Records with drawing code
——————
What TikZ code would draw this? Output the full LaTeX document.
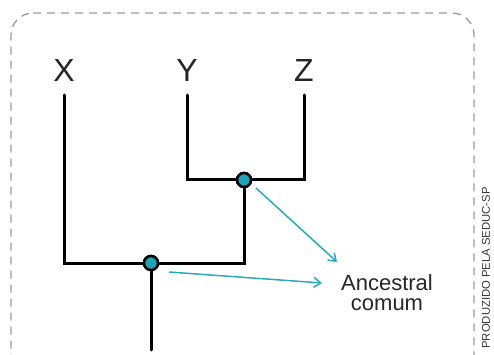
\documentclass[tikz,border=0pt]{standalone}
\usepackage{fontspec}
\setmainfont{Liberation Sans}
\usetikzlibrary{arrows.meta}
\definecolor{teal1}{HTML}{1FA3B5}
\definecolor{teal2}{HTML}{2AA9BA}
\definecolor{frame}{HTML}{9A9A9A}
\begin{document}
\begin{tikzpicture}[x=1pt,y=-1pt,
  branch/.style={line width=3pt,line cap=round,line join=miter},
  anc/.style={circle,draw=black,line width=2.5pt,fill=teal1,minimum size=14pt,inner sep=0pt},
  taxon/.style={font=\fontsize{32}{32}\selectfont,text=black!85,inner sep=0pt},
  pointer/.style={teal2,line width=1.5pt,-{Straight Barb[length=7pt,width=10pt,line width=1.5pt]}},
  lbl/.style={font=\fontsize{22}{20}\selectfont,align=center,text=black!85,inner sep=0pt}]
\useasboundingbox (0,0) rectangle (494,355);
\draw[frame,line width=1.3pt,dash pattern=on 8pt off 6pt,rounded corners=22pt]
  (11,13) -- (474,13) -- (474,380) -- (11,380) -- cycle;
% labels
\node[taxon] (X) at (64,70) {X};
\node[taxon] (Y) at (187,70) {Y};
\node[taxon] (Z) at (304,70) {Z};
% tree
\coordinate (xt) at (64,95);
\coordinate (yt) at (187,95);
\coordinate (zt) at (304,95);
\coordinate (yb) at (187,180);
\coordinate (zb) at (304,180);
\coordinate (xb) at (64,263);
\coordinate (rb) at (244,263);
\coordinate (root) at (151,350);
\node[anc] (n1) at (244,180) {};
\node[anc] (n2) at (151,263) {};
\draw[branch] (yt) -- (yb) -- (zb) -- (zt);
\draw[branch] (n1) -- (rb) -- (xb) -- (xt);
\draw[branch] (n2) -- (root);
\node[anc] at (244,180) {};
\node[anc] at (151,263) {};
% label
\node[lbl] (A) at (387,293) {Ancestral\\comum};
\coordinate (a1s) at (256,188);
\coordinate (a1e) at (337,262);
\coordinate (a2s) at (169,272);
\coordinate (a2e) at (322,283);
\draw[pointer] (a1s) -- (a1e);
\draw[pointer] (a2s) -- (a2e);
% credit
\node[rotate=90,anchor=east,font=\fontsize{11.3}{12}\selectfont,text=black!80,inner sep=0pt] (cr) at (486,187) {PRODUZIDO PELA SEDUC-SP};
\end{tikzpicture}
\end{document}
——————
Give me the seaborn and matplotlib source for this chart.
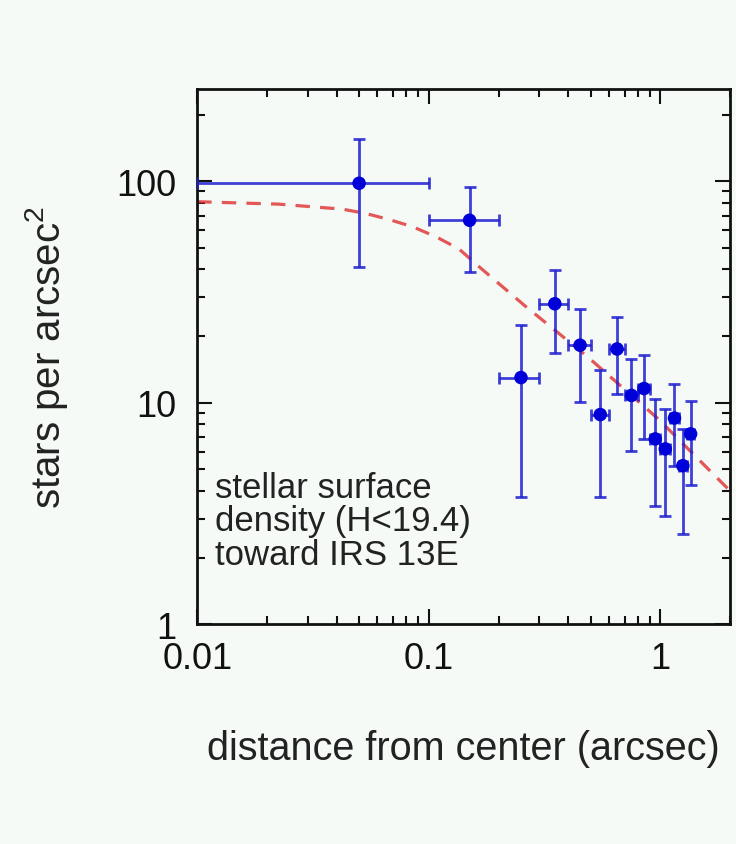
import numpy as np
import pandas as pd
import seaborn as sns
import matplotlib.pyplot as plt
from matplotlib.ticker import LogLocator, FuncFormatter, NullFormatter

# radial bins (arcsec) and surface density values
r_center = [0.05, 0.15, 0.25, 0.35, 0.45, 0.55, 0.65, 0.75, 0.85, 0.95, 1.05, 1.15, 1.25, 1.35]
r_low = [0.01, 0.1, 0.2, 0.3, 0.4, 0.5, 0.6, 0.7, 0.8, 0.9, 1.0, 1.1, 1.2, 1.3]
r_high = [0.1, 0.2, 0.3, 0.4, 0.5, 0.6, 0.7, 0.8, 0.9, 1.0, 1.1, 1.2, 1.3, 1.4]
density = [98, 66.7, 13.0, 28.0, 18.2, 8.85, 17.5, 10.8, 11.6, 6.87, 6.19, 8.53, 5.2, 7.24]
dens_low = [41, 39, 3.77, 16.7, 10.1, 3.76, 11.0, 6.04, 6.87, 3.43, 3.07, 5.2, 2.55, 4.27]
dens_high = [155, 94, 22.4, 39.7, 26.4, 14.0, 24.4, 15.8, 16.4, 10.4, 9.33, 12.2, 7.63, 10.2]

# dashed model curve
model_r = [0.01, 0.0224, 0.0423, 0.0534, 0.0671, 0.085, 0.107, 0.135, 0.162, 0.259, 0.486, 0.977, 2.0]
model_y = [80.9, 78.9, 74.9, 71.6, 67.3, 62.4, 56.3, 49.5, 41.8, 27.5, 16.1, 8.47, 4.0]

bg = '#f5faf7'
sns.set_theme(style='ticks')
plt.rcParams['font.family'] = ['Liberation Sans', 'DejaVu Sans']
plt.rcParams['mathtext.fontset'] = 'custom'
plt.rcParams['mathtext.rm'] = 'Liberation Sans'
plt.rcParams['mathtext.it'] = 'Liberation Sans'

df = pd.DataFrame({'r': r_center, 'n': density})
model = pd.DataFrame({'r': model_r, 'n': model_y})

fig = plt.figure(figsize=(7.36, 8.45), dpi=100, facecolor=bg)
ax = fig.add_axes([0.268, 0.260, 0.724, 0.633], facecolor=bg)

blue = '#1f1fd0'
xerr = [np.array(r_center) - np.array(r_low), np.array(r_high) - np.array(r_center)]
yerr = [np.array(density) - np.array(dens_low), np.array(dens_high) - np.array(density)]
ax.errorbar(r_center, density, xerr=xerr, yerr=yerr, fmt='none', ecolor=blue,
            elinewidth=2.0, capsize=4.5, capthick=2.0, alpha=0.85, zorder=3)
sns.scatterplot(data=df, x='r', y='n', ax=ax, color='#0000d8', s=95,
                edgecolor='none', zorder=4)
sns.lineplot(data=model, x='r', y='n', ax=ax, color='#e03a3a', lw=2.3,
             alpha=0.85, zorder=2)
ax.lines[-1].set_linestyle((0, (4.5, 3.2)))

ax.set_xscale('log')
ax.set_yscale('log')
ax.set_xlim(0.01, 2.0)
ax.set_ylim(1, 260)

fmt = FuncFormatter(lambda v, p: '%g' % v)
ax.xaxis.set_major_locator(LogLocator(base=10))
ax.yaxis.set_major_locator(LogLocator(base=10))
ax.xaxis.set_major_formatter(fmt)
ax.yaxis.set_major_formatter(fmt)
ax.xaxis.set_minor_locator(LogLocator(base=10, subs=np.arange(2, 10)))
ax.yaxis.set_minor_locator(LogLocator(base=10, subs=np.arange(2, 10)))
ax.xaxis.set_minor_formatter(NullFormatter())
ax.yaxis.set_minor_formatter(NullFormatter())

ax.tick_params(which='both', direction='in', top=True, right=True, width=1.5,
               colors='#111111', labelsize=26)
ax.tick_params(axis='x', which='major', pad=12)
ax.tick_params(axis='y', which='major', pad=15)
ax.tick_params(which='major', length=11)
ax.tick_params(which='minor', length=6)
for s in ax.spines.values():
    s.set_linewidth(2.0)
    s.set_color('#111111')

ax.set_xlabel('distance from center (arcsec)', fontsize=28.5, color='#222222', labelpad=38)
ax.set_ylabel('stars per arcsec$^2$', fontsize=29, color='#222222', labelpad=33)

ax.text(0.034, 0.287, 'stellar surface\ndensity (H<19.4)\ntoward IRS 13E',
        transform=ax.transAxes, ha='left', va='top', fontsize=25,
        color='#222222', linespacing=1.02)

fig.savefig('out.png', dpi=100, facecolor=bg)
——————
• Problem:
Copy out each line of the entries that holds "this".

• Exercise answer:
What TikZ code would draw this? Output the full LaTeX document.
Give me the seaborn and matplotlib source for this chart.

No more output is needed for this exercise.